Knog's well known for stylish lights, but I've often criticized them for putting form before function. With the new Arc 5.5, Knog has finally achieved a light that is as practical as it is slick. Featuring the familiar silicone housing, rugged aluminum, and smooth corners of Knog's other lights, the Arc impressed me by putting out more lumens for more hours than the preceeding Blinder Road.
The optics on the Blinder Arc 5.5 are particularly noteworthy. Many manufacturers all use the same generic TIR optics with some small differences in beam angle. The Blinder Arc features a custom-designed lens that spreads the light into a wider, smoother beam that illuminates the whole roadway instead of just a single spot.
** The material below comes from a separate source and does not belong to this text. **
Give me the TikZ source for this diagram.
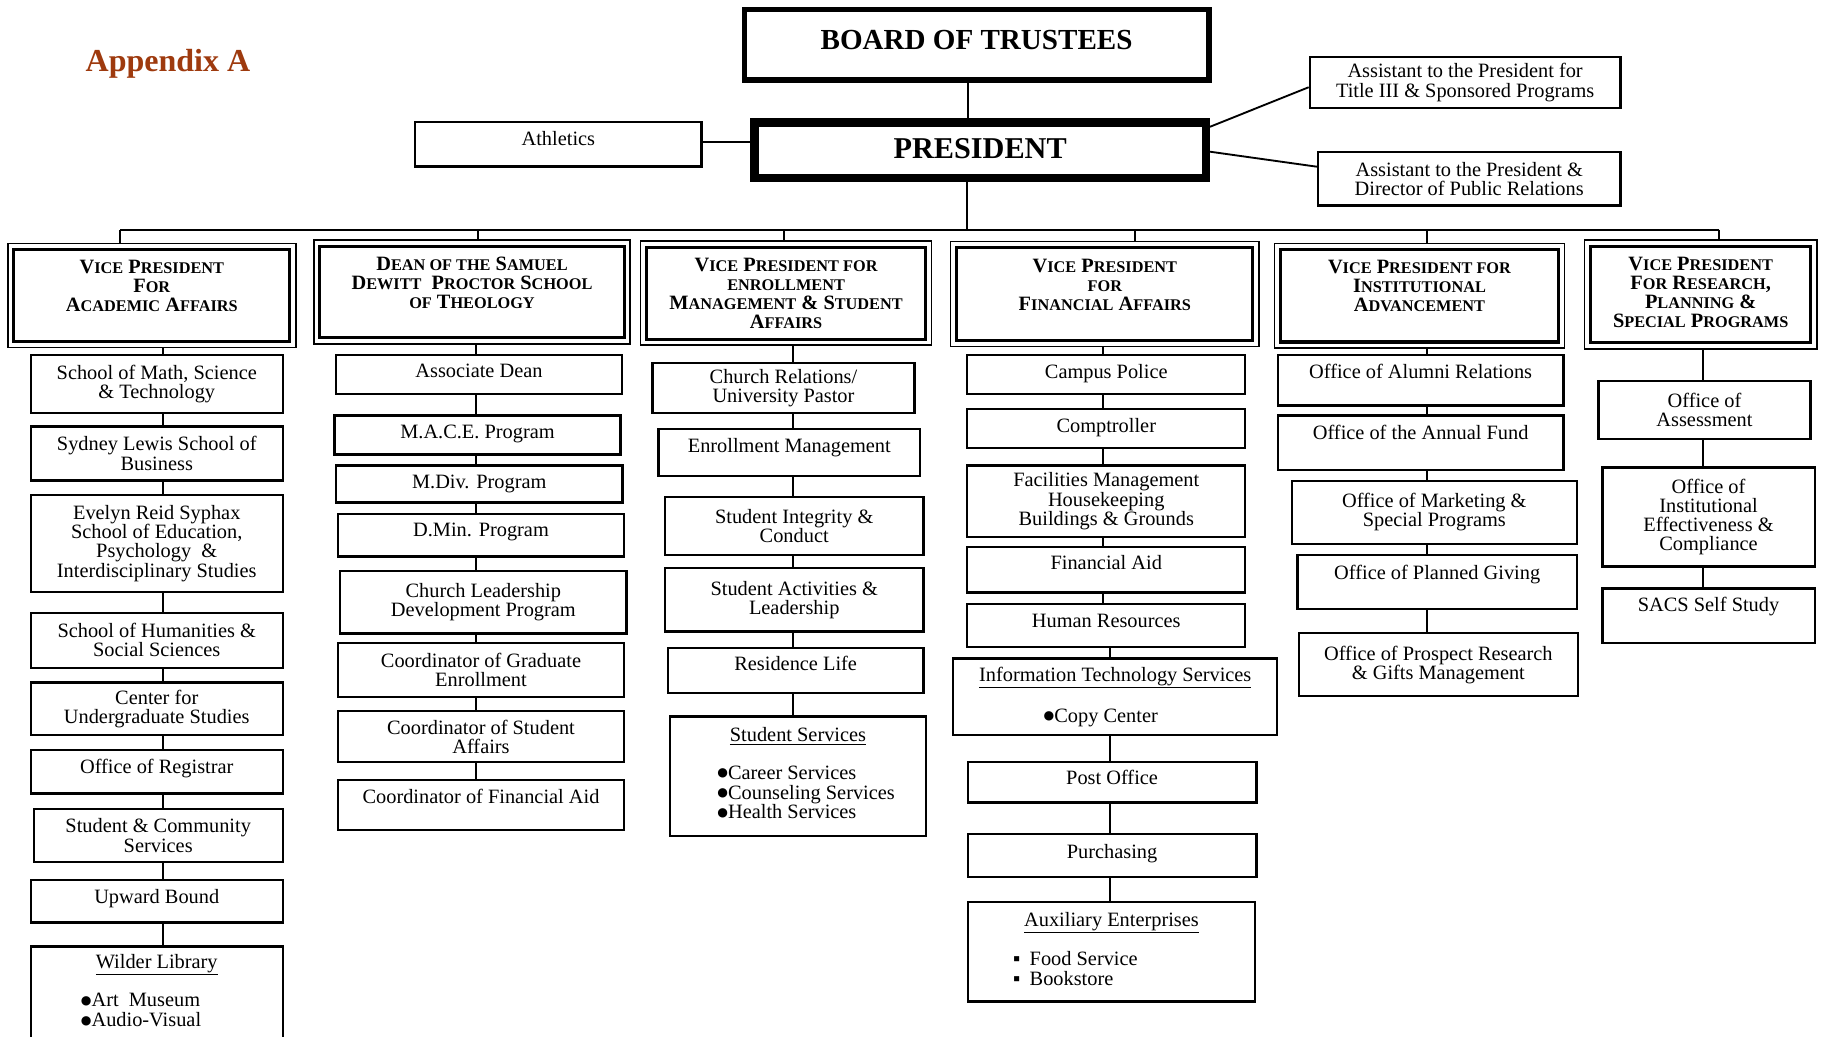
\documentclass[tikz,border=0pt]{standalone}
\usepackage{fontspec}
\setmainfont{Liberation Serif}
\newfontfamily\dotfont{DejaVu Sans}
\usepackage{xcolor}
\definecolor{apxbrown}{RGB}{158,58,14}
\tikzstyle{unit} = [rectangle, draw=black, line width=2pt, inner sep=0pt, align=center, font=\fontsize{17.5}{16.5}\selectfont]
\tikzstyle{vpbox} = [unit, line width=2.6pt, font=\fontsize{17.5}{16.3}\selectfont\bfseries]
\tikzstyle{headbox} = [rectangle, draw=black, inner sep=0pt]
\tikzstyle{link} = [line width=1.6pt]
\tikzstyle{col1} = [unit, minimum width=216.5pt]
\tikzstyle{col2} = [unit, minimum width=246pt]
\tikzstyle{col4} = [unit, minimum width=239pt]
\tikzstyle{col6} = [unit, minimum width=182.5pt]
\tikzset{lift/.style={text depth=#1}}
\newcommand\lowsc[1]{{\fontsize{14}{16.3}\selectfont #1}}
\newcommand\dotmark{\raisebox{2.2pt}{\dotfont\fontsize{10.5}{10}\selectfont ●}}

\begin{document}
\begin{tikzpicture}[x=1pt,y=-1pt]
\useasboundingbox (0,0) rectangle (1568,891);
% top of the chart
\node[anchor=base west, inner sep=0pt, text=apxbrown, font=\fontsize{27.5}{30}\selectfont\bfseries] (apx) at (73.5,61.6) {Appendix A};
\node[headbox, line width=5pt, minimum width=399pt, minimum height=61pt, font=\fontsize{25}{28}\selectfont\bfseries, text depth=9pt] (board) at (839.5,38.6) {BOARD OF TRUSTEES};
\node[headbox, line width=7pt, minimum width=388pt, minimum height=47.5pt, font=\fontsize{26}{28}\selectfont\bfseries, text depth=3pt] (president) at (842.6,129) {PRESIDENT};
\node[unit, minimum width=246pt, minimum height=38pt, lift=9.6pt] (athletics) at (480,124) {Athletics};
\node[unit, minimum width=267pt, minimum height=44pt] (asst1) at (1259.5,71) {Assistant to the President for\\Title III \& Sponsored Programs};
\node[unit, minimum width=260pt, minimum height=46pt] (asst2) at (1263,153.6) {Assistant to the President \&\\Director of Public Relations};

\draw[link, line width=1.8pt] ([xshift=-7pt]board.south) -- ([xshift=-7pt]board.south |- president.north);
\draw[link] ([yshift=2pt]athletics.east) -- ([yshift=2pt]athletics.east -| president.west);
\draw[link] ([yshift=20pt]president.east) -- ([yshift=-4pt]asst1.west);
\draw[link] ([yshift=-1.4pt]president.east) -- ([yshift=10.3pt]asst2.west);

% vice presidents
\node[vpbox, minimum width=237pt, minimum height=79pt] (vpaa) at (130.5,254) {V\lowsc{ICE} P\lowsc{RESIDENT}\\F\lowsc{OR}\\A\lowsc{CADEMIC} A\lowsc{FFAIRS}\\\mbox{}};
\node[vpbox, minimum width=261.5pt, minimum height=79pt] (dean) at (405.75,251) {D\lowsc{EAN OF THE} S\lowsc{AMUEL}\\D\lowsc{EWITT}\ \ P\lowsc{ROCTOR} S\lowsc{CHOOL}\\\lowsc{OF} T\lowsc{HEOLOGY}\\\mbox{}};
\node[vpbox, minimum width=239.5pt, minimum height=79pt] (vpem) at (675.75,252) {V\lowsc{ICE} P\lowsc{RESIDENT FOR}\\\lowsc{ENROLLMENT}\\M\lowsc{ANAGEMENT} \& S\lowsc{TUDENT}\\A\lowsc{FFAIRS}};
\node[vpbox, minimum width=254.5pt, minimum height=79.5pt] (vpfa) at (949.75,252.75) {V\lowsc{ICE} P\lowsc{RESIDENT}\\\lowsc{FOR}\\F\lowsc{INANCIAL} A\lowsc{FFAIRS}\\\mbox{}};
\node[vpbox, minimum width=238.5pt, minimum height=79.5pt] (vpia) at (1220.25,254.25) {V\lowsc{ICE} P\lowsc{RESIDENT FOR}\\I\lowsc{NSTITUTIONAL}\\A\lowsc{DVANCEMENT}\\\mbox{}};
\node[vpbox, minimum width=189pt, minimum height=83pt, text depth=4pt] (vprp) at (1462,253) {V\lowsc{ICE} P\lowsc{RESIDENT}\\F\lowsc{OR} R\lowsc{ESEARCH},\\P\lowsc{LANNING} \&\\S\lowsc{PECIAL} P\lowsc{ROGRAMS}};
\foreach \n in {vpaa,dean,vpem,vpfa,vpia,vprp}
  \draw[line width=1.4pt] ([xshift=-4pt,yshift=4pt]\n.north west) rectangle ([xshift=4pt,yshift=-4pt]\n.south east);

\coordinate (bus) at (831.5,197.5);
\draw[link, line width=1.8pt] ([xshift=-11pt]president.south) -- ([xshift=-11pt]president.south |- bus);
\draw[link] ([xshift=-27pt]vpaa.north |- bus) -- ([xshift=16pt]vprp.north |- bus);
\foreach \n/\dx in {vpaa/-27,dean/5.25,vpem/-1.75,vpfa/25.75,vpia/6.75,vprp/16}
  \draw[link] ([xshift=\dx pt]\n.north |- bus) -- ([xshift=\dx pt,yshift=4pt]\n.north);

% academic affairs
\node[col1, minimum height=50pt] (aa1) at (134.75,330) {School of Math, Science\\\& Technology};
\node[col1, minimum height=46.5pt] (aa2) at (134.75,389.75) {Sydney Lewis School of\\Business};
\node[col1, minimum height=83.7pt] (aa3) at (134.75,467.15) {Evelyn Reid Syphax\\School of Education,\\Psychology\ \ \&\\Interdisciplinary Studies};
\node[col1, minimum height=47.3pt] (aa4) at (134.75,550.35) {School of Humanities \&\\Social Sciences};
\node[col1, minimum height=45.2pt] (aa5) at (134.75,609.4) {Center for\\Undergraduate Studies};
\node[col1, minimum height=37.3pt, lift=9.9pt] (aa6) at (134.75,663.35) {Office of Registrar};
\node[col1, minimum width=214pt, minimum height=45.6pt] (aa7) at (136,718.2) {Student \& Community\\Services};
\node[col1, minimum height=36.6pt, lift=9pt] (aa8) at (134.75,774.7) {Upward Bound};
\node[col1, minimum height=80.6pt] (aa9) at (134.75,854) {\underline{Wilder Library}\\[14.5pt]\begin{tabular}[t]{@{}l@{\hspace{27pt}}}\dotmark Art\ \ Museum\\\dotmark Audio-Visual\end{tabular}};

% theology
\node[col2, minimum height=33.7pt, lift=5.7pt] (ad) at (411.75,321.85) {Associate Dean};
\node[col2, minimum height=33.3pt, lift=5.1pt] (mace) at (410.5,373.95) {M.A.C.E. Program};
\node[col2, minimum height=31.7pt, lift=3.5pt] (mdiv) at (412,416.15) {M.Div. Program};
\node[col2, minimum height=36.6pt, lift=9.2pt] (dmin) at (413.5,460.2) {D.Min. Program};
\node[col2, minimum height=53.9pt] (cld) at (415.5,517.55) {Church Leadership\\Development Program};
\node[col2, minimum height=45.9pt] (cge) at (413.5,575.95) {Coordinator of Graduate\\Enrollment};
\node[col2, minimum height=44.2pt] (csa) at (413.5,633.2) {Coordinator of Student\\Affairs};
\node[col2, minimum height=42.9pt, lift=14.3pt] (cfa) at (413.5,691.95) {Coordinator of Financial Aid};

% enrollment management and student affairs
\node[unit, minimum width=225pt, minimum height=42.8pt] (em1) at (673.5,333.4) {Church Relations/\\University Pastor};
\node[unit, minimum width=225pt, minimum height=40.2pt, lift=11.6pt] (em2) at (678.5,389.1) {Enrollment Management};
\node[unit, minimum width=222.5pt, minimum height=49.8pt] (em3) at (682.75,452.2) {Student Integrity \&\\Conduct};
\node[unit, minimum width=222.5pt, minimum height=54.7pt] (em4) at (682.75,515.65) {Student Activities \&\\Leadership};
\node[unit, minimum width=220pt, minimum height=38.7pt, lift=11.3pt] (em5) at (684,576.15) {Residence Life};
\node[unit, minimum width=220pt, minimum height=102.6pt] (em6) at (686,667.3) {\underline{Student Services}\\[15.5pt]\begin{tabular}[t]{@{\hspace{14pt}}l@{}}\dotmark Career Services\\\dotmark Counseling Services\\\dotmark Health Services\end{tabular}};

% financial affairs
\node[col4, minimum height=33.7pt, lift=5.8pt] (fa1) at (951,321.85) {Campus Police};
\node[col4, minimum height=33.8pt, lift=6.2pt] (fa2) at (951,368.5) {Comptroller};
\node[col4, minimum height=61.1pt] (fa3) at (951,430.85) {Facilities Management\\Housekeeping\\Buildings \& Grounds};
\node[col4, minimum height=39.2pt, lift=11.8pt] (fa4) at (951,489.6) {Financial Aid};
\node[col4, minimum height=36.4pt, lift=7.6pt] (fa5) at (951,537.7) {Human Resources};
\node[unit, minimum width=278.5pt, minimum height=66.1pt] (fa6) at (958.75,599.05) {\underline{Information Technology Services}\\[16.5pt]\dotmark Copy Center\kern25pt};
\node[unit, minimum width=248pt, minimum height=35pt, lift=8pt] (fa7) at (956,672.5) {Post Office};
\node[unit, minimum width=248pt, minimum height=36.9pt, lift=8.3pt] (fa8) at (956,735.65) {Purchasing};
\node[unit, minimum width=247pt, minimum height=85.7pt] (fa9) at (955.5,818.15) {\underline{Auxiliary Enterprises}\\[15pt]\begin{tabular}[t]{@{}l@{\hspace{62pt}}}▪\hspace{8pt}Food Service\\▪\hspace{8pt}Bookstore\end{tabular}};

% institutional advancement
\node[unit, minimum width=245.5pt, minimum height=43.7pt, lift=15.7pt] (ia1) at (1221.25,326.85) {Office of Alumni Relations};
\node[unit, minimum width=245.5pt, minimum height=46.7pt, lift=18.5pt] (ia2) at (1221.25,380.65) {Office of the Annual Fund};
\node[unit, minimum width=245pt, minimum height=54.5pt] (ia3) at (1233,440.45) {Office of Marketing \&\\Special Programs};
\node[unit, minimum width=240pt, minimum height=46.7pt, lift=17.5pt] (ia4) at (1235.5,500.45) {Office of Planned Giving};
\node[unit, minimum width=240pt, minimum height=53.9pt] (ia5) at (1236.5,571.35) {Office of Prospect Research\\\& Gifts Management};

% research, planning and special programs
\node[col6, minimum height=49.9pt] (rp1) at (1465.25,352.45) {Office of\\Assessment};
\node[col6, minimum height=85.2pt] (rp2) at (1468.75,444.4) {Office of\\Institutional\\Effectiveness \&\\Compliance};
\node[col6, minimum height=47.2pt, lift=19.8pt] (rp3) at (1468.75,529.4) {SACS Self Study};

% column links
\coordinate (c1) at (140,0);
\coordinate (c2) at (409,0);
\coordinate (c3) at (682,0);
\coordinate (c4) at (948,0);
\coordinate (c4b) at (954,0);
\coordinate (c5) at (1227,0);
\coordinate (c6) at (1464,0);
\foreach \v/\b/\c in {vpaa/aa1/c1,dean/ad/c2,vpem/em1/c3,vpfa/fa1/c4,vpia/ia1/c5,vprp/rp1/c6}
  \draw[link] (\b.north -| \c) -- ([yshift=-4pt]\v.south -| \c);
\foreach \a/\b/\c in {aa1/aa2/c1,aa2/aa3/c1,aa3/aa4/c1,aa4/aa5/c1,aa5/aa6/c1,aa6/aa7/c1,aa7/aa8/c1,aa8/aa9/c1,
    ad/mace/c2,mace/mdiv/c2,mdiv/dmin/c2,dmin/cld/c2,cld/cge/c2,cge/csa/c2,csa/cfa/c2,
    em1/em2/c3,em2/em3/c3,em3/em4/c3,em4/em5/c3,em5/em6/c3,
    fa1/fa2/c4,fa2/fa3/c4,fa3/fa4/c4,fa4/fa5/c4,fa5/fa6/c4b,fa6/fa7/c4b,fa7/fa8/c4b,fa8/fa9/c4b,
    ia1/ia2/c5,ia2/ia3/c5,ia3/ia4/c5,ia4/ia5/c5,rp1/rp2/c6,rp2/rp3/c6}
  \draw[link] (\b.north -| \c) -- (\a.south -| \c);
\end{tikzpicture}
\end{document}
You can see the difference in the beamshot overlay above.
Each mode is displayed as a different color on the indicator light. You can choose between high (bright blue), medium (soft blue), low (green), and flashing (no indicator) modes on the light. When you reach about 45% battery remaining, a red low-battery indicator will turn on. Thanks to the regulated circuitry, the light output won't drop after the battery starts to run low. In my tests, the light lasted 1:35 hours, with the low battery indicator coming on around 0:50. I found the medium mode to be plenty for riding around town, and with the light on high I was comfortable riding fast on an unlit multiuse path. Measuring the light on an integrating sphere reveals that the actual output is higher than specified, coming in at 640 lumens vs the claimed 550.
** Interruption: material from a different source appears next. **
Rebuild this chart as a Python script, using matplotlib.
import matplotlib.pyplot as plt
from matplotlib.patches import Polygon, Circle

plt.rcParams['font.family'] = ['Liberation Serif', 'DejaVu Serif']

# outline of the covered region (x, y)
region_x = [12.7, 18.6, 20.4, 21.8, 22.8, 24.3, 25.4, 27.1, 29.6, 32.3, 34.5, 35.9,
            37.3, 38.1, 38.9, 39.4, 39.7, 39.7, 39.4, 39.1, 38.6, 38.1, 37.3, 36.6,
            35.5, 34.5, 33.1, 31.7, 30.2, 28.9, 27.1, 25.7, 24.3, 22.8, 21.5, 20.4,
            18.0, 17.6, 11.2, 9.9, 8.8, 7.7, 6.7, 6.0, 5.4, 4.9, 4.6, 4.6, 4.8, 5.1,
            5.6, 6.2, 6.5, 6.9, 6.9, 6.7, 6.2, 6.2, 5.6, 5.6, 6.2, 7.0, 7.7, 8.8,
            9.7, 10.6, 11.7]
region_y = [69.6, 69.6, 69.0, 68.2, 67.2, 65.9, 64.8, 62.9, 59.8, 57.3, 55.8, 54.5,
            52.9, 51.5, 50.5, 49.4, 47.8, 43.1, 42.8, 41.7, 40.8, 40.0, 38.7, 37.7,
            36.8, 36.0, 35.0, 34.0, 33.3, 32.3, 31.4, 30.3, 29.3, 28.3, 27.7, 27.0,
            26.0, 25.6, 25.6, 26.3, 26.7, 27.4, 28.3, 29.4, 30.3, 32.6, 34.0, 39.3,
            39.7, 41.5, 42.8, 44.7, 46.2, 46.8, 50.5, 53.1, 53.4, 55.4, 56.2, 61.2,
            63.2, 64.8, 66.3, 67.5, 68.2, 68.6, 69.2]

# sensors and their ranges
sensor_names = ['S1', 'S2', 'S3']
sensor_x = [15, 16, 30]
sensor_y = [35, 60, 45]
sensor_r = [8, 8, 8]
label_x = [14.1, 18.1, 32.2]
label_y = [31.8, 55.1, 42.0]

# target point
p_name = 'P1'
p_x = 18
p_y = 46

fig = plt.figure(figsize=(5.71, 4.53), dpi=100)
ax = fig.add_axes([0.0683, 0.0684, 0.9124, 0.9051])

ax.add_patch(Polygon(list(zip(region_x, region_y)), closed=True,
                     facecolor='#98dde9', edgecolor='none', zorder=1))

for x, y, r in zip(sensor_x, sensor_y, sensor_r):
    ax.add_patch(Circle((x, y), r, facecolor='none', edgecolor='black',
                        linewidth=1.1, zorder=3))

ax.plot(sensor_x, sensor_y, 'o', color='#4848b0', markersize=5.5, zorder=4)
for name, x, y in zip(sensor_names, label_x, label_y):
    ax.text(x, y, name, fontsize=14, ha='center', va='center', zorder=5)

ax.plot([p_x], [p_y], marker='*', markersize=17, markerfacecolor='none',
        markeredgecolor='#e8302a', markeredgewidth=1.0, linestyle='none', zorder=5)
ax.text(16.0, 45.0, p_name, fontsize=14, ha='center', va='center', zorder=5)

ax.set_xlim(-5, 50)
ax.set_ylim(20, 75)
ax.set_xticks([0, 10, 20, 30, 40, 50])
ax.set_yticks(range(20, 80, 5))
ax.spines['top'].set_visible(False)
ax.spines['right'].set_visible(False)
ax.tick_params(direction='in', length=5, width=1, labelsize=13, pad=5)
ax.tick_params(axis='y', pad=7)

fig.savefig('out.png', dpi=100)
The Arc is mounted by a built-in silicone strap with a small magnetic clasp. There's nothing to permanently attach to the bike, which is great for those of us who need to take our lights with us when locking our bikes, or who move lights between bikes frequently. The downside is that the strap it comes with is way too big for any handlebars I tried it on. Fortunately, a smaller-diameter strap (and the required allen wrench to install it) is included. If your bike's handlebars are too small though, you could end up with a light that won't attach snugly. It's also inconvenient having to swap out the mount – I prefer a system like Light and Motion's or Serfas' where the light is still quick-releasable and no mount stays on the bike, but all adjustments can be made without tools.
Side visibility is the Arc's biggest shortcoming. Essentially no light is visible perpendicular to the light. Having recently been riding with a Taz 1000 with amber side LEDs and a Streak 280 with side visibility cutouts, I felt distinctly less comfortable crossing intersections when riding with the Arc. For commuting I would likely choose a different light, or add a secondary light on my helmet with better side visibility.
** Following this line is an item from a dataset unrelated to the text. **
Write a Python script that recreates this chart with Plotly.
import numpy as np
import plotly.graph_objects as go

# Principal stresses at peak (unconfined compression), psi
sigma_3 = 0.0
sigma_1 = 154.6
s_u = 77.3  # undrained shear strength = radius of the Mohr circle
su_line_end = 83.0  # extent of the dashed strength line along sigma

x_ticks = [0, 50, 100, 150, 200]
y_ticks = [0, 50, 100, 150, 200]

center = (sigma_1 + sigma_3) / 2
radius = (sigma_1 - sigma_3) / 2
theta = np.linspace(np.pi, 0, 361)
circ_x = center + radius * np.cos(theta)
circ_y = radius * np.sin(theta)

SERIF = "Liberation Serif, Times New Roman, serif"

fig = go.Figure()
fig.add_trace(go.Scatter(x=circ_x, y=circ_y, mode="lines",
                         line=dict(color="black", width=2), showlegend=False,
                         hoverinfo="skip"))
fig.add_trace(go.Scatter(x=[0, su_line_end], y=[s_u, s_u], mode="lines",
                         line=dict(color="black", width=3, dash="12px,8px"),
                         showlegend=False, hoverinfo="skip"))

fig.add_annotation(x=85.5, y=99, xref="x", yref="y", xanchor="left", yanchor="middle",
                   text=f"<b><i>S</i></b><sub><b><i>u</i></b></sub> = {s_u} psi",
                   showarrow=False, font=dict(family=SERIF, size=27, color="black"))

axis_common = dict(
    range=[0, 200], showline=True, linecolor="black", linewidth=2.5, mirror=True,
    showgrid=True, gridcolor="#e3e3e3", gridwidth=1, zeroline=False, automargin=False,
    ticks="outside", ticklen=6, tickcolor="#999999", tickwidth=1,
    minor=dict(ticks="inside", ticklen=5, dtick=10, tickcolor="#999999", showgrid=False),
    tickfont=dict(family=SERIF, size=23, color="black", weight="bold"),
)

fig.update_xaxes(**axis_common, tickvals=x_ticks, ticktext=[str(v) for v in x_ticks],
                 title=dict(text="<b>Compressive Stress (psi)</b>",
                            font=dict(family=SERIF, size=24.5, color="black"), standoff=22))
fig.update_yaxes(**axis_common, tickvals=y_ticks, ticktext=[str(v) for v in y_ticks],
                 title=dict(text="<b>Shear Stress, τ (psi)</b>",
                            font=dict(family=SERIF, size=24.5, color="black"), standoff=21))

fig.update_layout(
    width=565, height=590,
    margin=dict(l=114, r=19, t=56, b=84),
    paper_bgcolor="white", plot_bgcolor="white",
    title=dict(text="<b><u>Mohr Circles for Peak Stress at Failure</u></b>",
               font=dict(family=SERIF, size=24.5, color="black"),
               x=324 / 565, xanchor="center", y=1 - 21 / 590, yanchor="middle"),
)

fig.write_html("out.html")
As with most these days, the light is rechargeable. It has a built-in USB plug that can go directly into any computer or outlet it'll fit into. The problem is that the angle can be rather difficult, and the USB connector feels flimsy. Knog thoughtfully provides a USB extension cable. Though helpful, it's necessary to fit the light into a charging port most of the time, and that necessity rather defeats the point of having the charging plug built in to the light. When I first received the test light, I attempted to plug it in to charge, but felt the USB plug twist at a weird angle. The light would never charge. Knog sent a replacement right away, and it's worked fine ever since, but the charging port is definitely a weak spot in the design.
Overall I was quite impressed with the Blinder Arc 5.5. It's an excellent mix of stylish design and high-quality light output, with competitive battery life as well. Though not quite ideal for a commuter, and the charging issue is slightly worrisome, but it would be a great light for road biking, casual mountain biking, and riding on streets with minimal cross-traffic.